BEGIN Available data

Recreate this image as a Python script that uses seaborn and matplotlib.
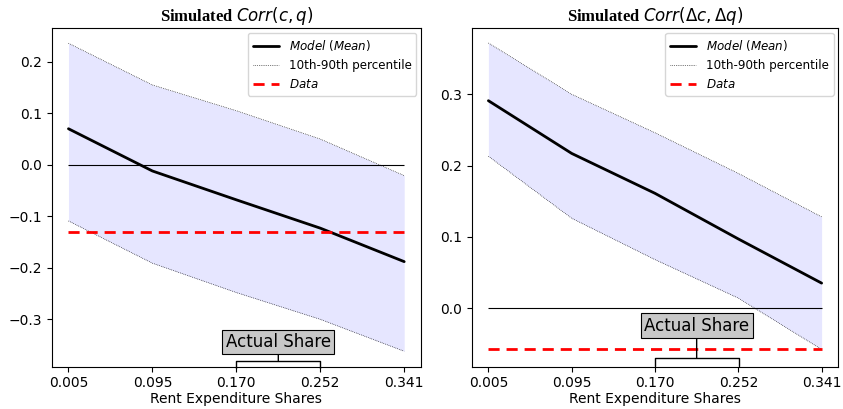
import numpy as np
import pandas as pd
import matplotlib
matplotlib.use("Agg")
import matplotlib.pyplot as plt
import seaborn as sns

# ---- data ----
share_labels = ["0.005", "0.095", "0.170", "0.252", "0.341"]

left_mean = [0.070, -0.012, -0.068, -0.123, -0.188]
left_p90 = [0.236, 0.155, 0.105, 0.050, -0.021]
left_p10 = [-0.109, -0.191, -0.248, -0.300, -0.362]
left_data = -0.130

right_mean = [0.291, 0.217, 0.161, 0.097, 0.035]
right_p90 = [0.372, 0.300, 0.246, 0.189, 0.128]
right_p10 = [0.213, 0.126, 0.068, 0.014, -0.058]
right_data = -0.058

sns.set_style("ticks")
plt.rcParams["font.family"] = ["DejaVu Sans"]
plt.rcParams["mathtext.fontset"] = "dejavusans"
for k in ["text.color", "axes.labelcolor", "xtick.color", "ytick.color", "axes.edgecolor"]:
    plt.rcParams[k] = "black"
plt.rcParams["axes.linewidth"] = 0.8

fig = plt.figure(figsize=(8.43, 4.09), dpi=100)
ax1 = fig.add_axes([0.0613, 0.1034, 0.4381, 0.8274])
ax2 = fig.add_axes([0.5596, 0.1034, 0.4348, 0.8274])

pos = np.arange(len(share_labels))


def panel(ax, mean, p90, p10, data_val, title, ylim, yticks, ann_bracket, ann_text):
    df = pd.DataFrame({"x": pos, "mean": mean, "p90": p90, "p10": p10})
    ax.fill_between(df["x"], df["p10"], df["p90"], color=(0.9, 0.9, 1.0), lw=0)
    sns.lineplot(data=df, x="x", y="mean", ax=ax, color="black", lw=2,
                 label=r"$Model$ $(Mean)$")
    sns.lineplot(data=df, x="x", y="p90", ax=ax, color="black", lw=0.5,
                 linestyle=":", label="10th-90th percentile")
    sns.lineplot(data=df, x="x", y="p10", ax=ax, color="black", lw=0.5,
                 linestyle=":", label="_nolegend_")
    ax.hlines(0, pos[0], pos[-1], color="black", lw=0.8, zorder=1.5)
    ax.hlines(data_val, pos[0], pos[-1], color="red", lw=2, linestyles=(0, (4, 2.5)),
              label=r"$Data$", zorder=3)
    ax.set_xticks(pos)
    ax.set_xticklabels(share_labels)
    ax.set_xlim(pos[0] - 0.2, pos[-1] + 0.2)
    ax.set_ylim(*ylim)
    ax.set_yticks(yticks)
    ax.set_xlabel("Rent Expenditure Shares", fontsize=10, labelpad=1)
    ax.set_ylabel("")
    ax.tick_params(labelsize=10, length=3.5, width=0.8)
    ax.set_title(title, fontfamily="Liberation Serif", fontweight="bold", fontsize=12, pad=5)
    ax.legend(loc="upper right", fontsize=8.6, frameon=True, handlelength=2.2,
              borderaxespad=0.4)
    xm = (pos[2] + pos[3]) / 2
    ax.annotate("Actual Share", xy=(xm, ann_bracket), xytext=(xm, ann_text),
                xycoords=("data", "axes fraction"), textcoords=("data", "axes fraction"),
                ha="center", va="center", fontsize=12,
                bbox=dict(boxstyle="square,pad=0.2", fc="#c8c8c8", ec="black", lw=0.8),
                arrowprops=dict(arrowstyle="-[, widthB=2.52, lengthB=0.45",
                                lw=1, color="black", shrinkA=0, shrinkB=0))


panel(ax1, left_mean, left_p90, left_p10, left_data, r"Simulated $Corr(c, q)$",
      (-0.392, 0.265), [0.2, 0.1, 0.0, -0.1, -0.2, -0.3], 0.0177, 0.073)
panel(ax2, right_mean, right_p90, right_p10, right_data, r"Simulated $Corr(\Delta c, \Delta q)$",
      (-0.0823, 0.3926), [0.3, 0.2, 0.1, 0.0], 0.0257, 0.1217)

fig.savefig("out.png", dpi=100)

END Available data

**Task brief:** Transcribe exactly, with no pictures, the lines running from the first line of the material through the line holding "right_data = -0.058".

**Full response:**
Recreate this image as a Python script that uses seaborn and matplotlib.
import numpy as np
import pandas as pd
import matplotlib
matplotlib.use("Agg")
import matplotlib.pyplot as plt
import seaborn as sns

# ---- data ----
share_labels = ["0.005", "0.095", "0.170", "0.252", "0.341"]

left_mean = [0.070, -0.012, -0.068, -0.123, -0.188]
left_p90 = [0.236, 0.155, 0.105, 0.050, -0.021]
left_p10 = [-0.109, -0.191, -0.248, -0.300, -0.362]
left_data = -0.130

right_mean = [0.291, 0.217, 0.161, 0.097, 0.035]
right_p90 = [0.372, 0.300, 0.246, 0.189, 0.128]
right_p10 = [0.213, 0.126, 0.068, 0.014, -0.058]
right_data = -0.058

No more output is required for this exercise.